Elle est composée de deux collèges, production et transformation, comptant chacun 12 délégués, chaque délégué étant désigné par son organisation syndicale.
Des accords interprofessionnels ont été conclus au sein de l'UNICID, dont les effets ont été étendus par arrêtés interministériels.

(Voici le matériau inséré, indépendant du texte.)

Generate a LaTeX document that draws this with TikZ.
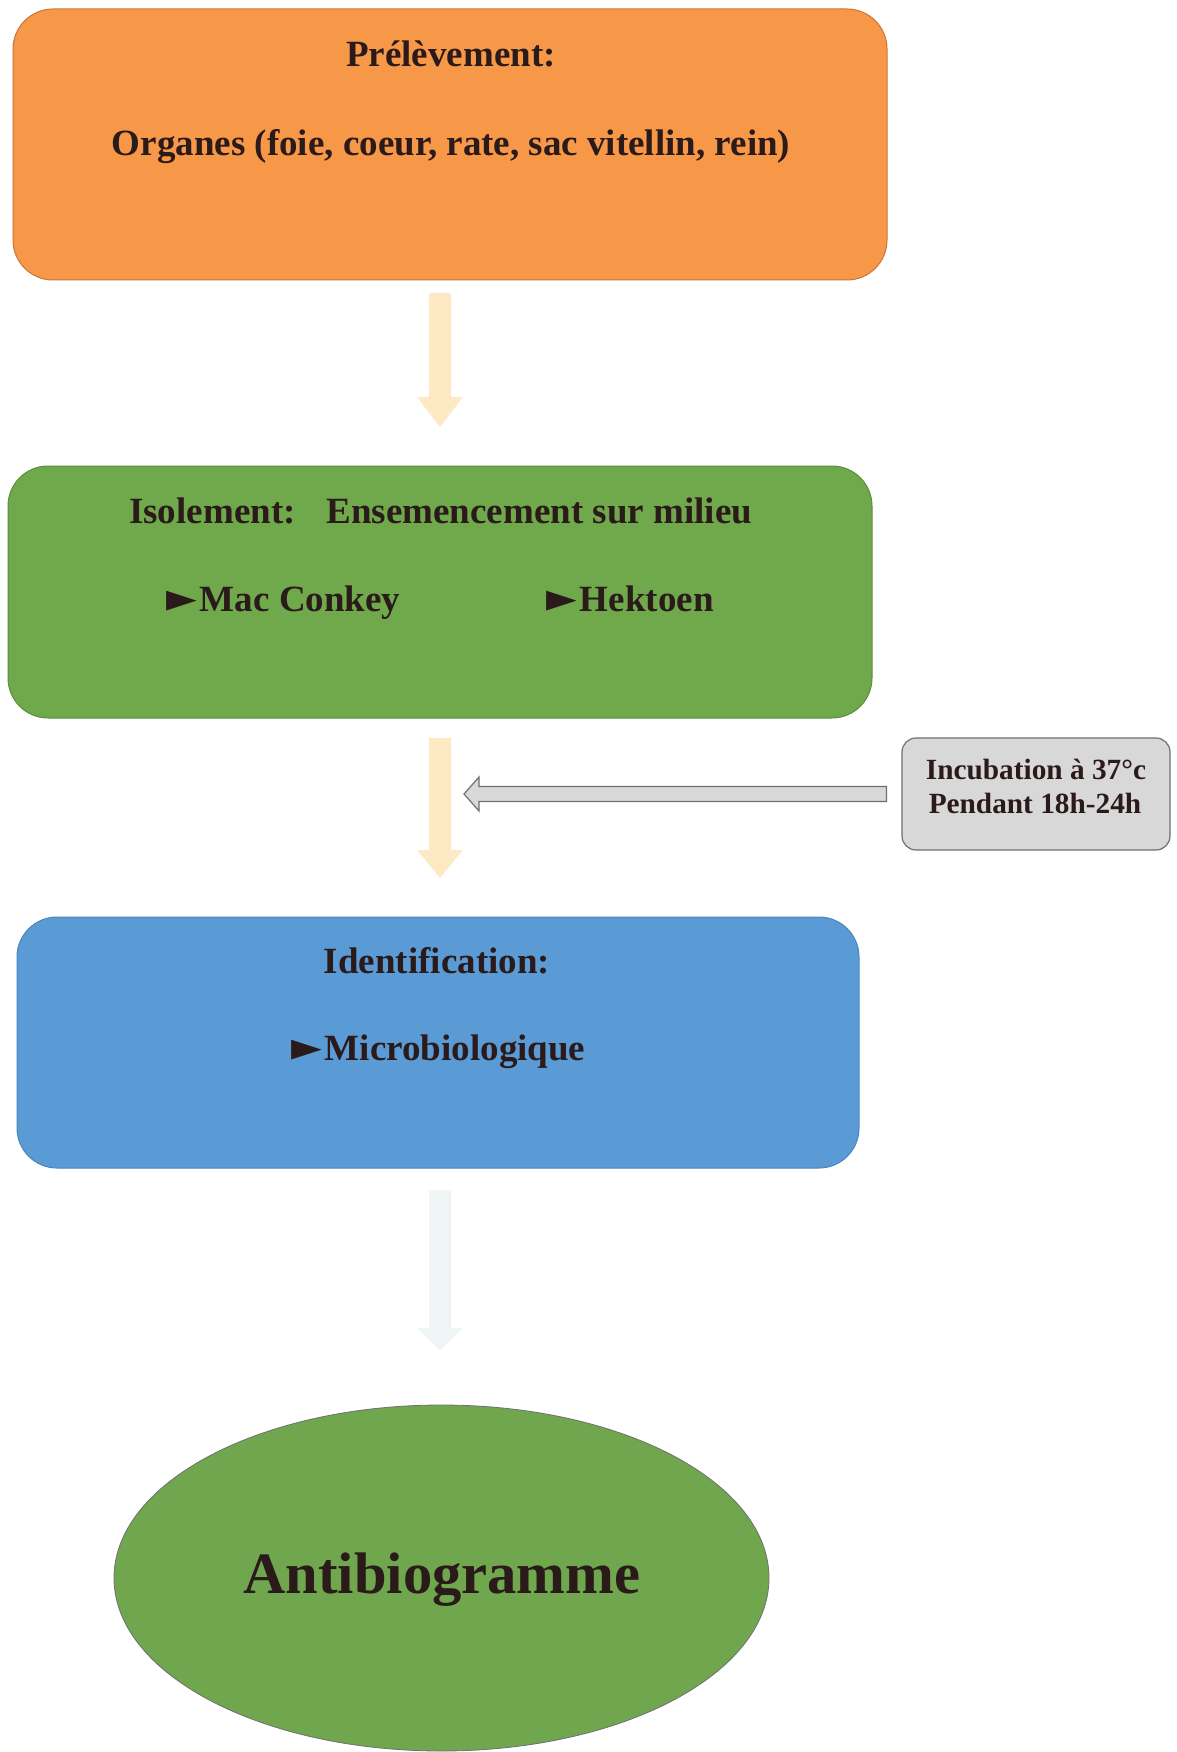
\documentclass[tikz,border=0pt]{standalone}
\usepackage{fontspec}
\setmainfont{Liberation Serif}
\newfontfamily\symfont{DejaVu Sans}
\usetikzlibrary{shapes.geometric,calc}
\definecolor{orangebox}{HTML}{F79848}
\definecolor{orangeline}{HTML}{C9763A}
\definecolor{greenbox}{HTML}{70A84C}
\definecolor{greenline}{HTML}{5C8F3E}
\definecolor{bluebox}{HTML}{5B9BD5}
\definecolor{blueline}{HTML}{4A86BE}
\definecolor{ellgreen}{HTML}{6FA64E}
\definecolor{yelarrow}{HTML}{FDEAC4}
\definecolor{palearrow}{HTML}{EEF5F4}
\definecolor{greybox}{HTML}{D8D8D8}
\definecolor{greyline}{HTML}{707070}
\definecolor{inkc}{HTML}{2A1A1A}
\tikzset{
  stepbox/.style={rectangle, rounded corners=40pt, line width=1pt, inner sep=0pt},
  txt/.style={inner sep=0pt, text=inkc, font=\fontsize{37}{44}\selectfont\bfseries},
  smalltxt/.style={inner sep=0pt, text=inkc, font=\fontsize{29.3}{34}\selectfont\bfseries},
  bigtxt/.style={inner sep=0pt, text=inkc, font=\fontsize{58.6}{66}\selectfont\bfseries},
}
\newcommand{\tri}{{\symfont\fontsize{40}{40}\selectfont ►}\hspace{3pt}}
% \blockdown{x}{ytop}{yhead}{ytip}{colour}
\newcommand{\blockdown}[5]{%
  \fill[#5] (#1-11,#2) -- (#1+11,#2) -- (#1+11,#3) -- (#1+23,#3) -- (#1,#4)
    -- (#1-23,#3) -- (#1-11,#3) -- cycle;}
\begin{document}
\begin{tikzpicture}[x=1pt,y=-1pt]
\useasboundingbox[fill=white] (0,0) rectangle (1176,1752);

% boxes
\node[stepbox, fill=orangebox, draw=orangeline, minimum width=874pt, minimum height=271pt] (prel) at (450,144.5) {};
\node[stepbox, fill=greenbox, draw=greenline, minimum width=864pt, minimum height=252pt] (isol) at (440,592) {};
\node[stepbox, fill=bluebox, draw=blueline, minimum width=842pt, minimum height=251pt] (ident) at (438,1042.5) {};
\node[ellipse, fill=ellgreen, draw=greyline, line width=0.8pt, minimum width=655pt, minimum height=346pt, inner sep=0pt] (anti) at (441.5,1578) {};
\node[rectangle, rounded corners=14pt, fill=greybox, draw=greyline, line width=1.2pt, minimum width=268pt, minimum height=112pt, inner sep=0pt] (incub) at (1036,794) {};

% block arrows (between the boxes)
\blockdown{440}{293}{397}{427}{yelarrow}
\blockdown{440}{738}{850}{878}{yelarrow}
\blockdown{440}{1190}{1328}{1350}{palearrow}
\coordinate (gtip) at (464,794);
\filldraw[fill=greybox, draw=greyline, line width=1.2pt, line join=miter]
  ($(incub.west)+(-15,-7.5)$) -- ($(gtip)+(15,-7.5)$) -- ($(gtip)+(15,-17)$)
  -- (gtip) -- ($(gtip)+(15,17)$) -- ($(gtip)+(15,7.5)$)
  -- ($(incub.west)+(-15,7.5)$) -- cycle;

% texts
\node[txt, anchor=base] (t1) at (451,67) {Prélèvement:};
\node[txt, anchor=base] (t2) at (451,156) {Organes (foie, coeur, rate, sac vitellin, rein)};
\node[txt, anchor=base west] (t3) at (129,523) {Isolement:\hspace{31pt}Ensemencement sur milieu};
\node[txt, anchor=base west] (t4) at (166,611) {\tri Mac Conkey};
\node[txt, anchor=base west] (t5) at (546,611) {\tri Hektoen};
\node[smalltxt, anchor=base] (t6) at (1036,779) {Incubation à 37°c};
\node[smalltxt, anchor=base] (t7) at (1035,813) {Pendant 18h-24h};
\node[txt, anchor=base] (t8) at (437,973) {Identification:};
\node[txt, anchor=base west] (t9) at (291,1060) {\tri Microbiologique};
\node[bigtxt, anchor=base] (t10) at (442,1593) {Antibiogramme};
\end{tikzpicture}
\end{document}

Des accords interprofessionnels ont notamment prévu le paiement par les professionnels de la filière de deux cotisations :
-l'une destinée au fonctionnement de l'UNICID, au financement de ses actions et au fonctionnement de l'institut technique des productions cidricoles (IFPC), assise sur les tonnages de fruits à cidres produits ou achetés ou sur les volumes de produits cidricoles vendus (cotisation de base paritaire),
-l'autre destinée à la promotion des cidres de consommation, assise sur le volume de cidres vendus en France (cotisation volontaire obligatoire).
Ces accords prévoient que le montant des cotisations est calculé à partir des déclarations, par les professionnels concernés, des éléments constitutifs de l'assiette de la cotisation. Des bordereaux de déclaration doivent être adressés par les professionnels, chaque année, à l'UNICID.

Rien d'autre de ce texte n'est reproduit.